The insured, a private equity group, acquired a holding company that guaranteed a lease on behalf of one of its real estate companies. A property management company sued the holding company and the real estate company for indemnification, after a government investigation led to the property management company paying abated taxes on the leased property and investigation costs. The property management company obtained a judgment against the holding company. After the insured acquired the holding company, however, it dismantled the company. Because the property management company could not collect the judgment from the dismantled holding company, it filed a separate lawsuit against the insured, asserting, among other causes of action, enforcement of guaranty, breach of contract, unlawful assignment, fraudulent conveyance, tortious interference, fraudulent concealment, and fraudulent misrepresentation.
The insured sought coverage for the lawsuit under its directors and officers liability policy. The insurer denied coverage based on the policy’s contract exclusion, which barred coverage for “Loss . . . in connection with any Claim against an Insured Organization arising from, based upon, or attributable to any contract or agreement” subject to an exception for “Loss” “resulting from . . . Asset Management Services[.]” The policy defined “Asset Management Services” to include “any statement, act, omission, service, or advice for . . . investment in or management of a Portfolio Company[.]”

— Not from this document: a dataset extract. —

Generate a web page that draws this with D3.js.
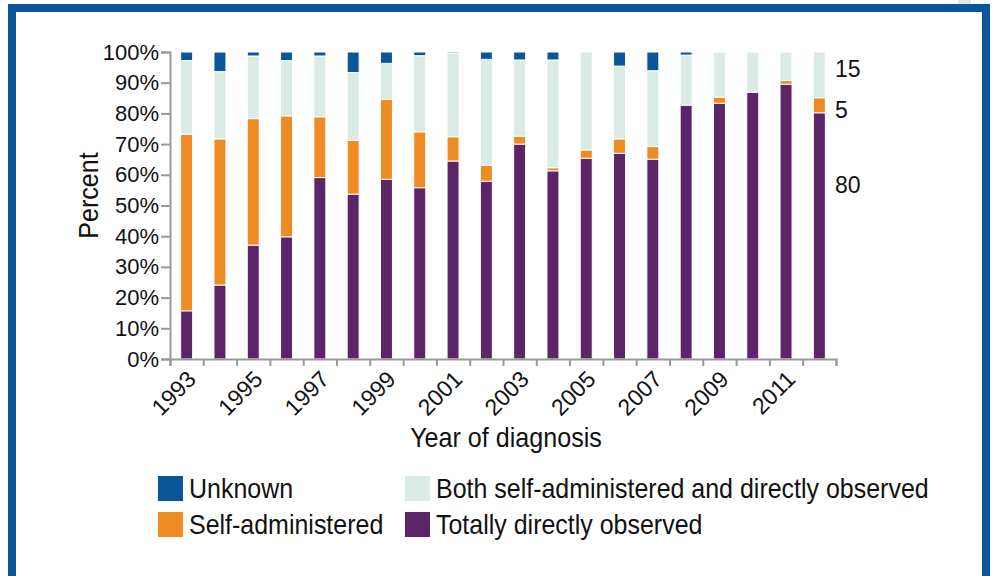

The court held that the contract exclusion did not bar defense coverage based on the carveout for Asset Management Services. The court reasoned that the carveout’s prefatory language “resulting from” required a “proximate causation” analysis, where the insured had to demonstrate that the “excepted act was a substantial, i.e., proximate, cause of its Loss.” The court concluded that the insured demonstrated that the carveout applied because its strategy for acquiring and managing the holding company was a substantial cause of the insured’s loss, the insured’s investment strategy was the sole cause of most counts of the underlying complaint, and the insured’s ongoing financial management of the holding company was constant until the time of the loss. The court also reasoned that “breach of contract wasn’t the core of the claims against [the insured]” and while the holding company’s “breach [of guaranty] might have set off the chain of events that led to [the suit against the insured]” there is “no evidence to suggest that [the insured] would have faced those claims, or incurred those costs, without providing [Asset Management Services].”
Although the court held that the primary insurer was required to advance the insured’s defense costs and awarded damages to the insured for defense costs incurred less the applicable retention, the court dismissed the insured’s bad faith claims, holding that its statutory claim was barred by the statute of limitations and its contractual bad faith claim was encompassed by its claim for breach of contract.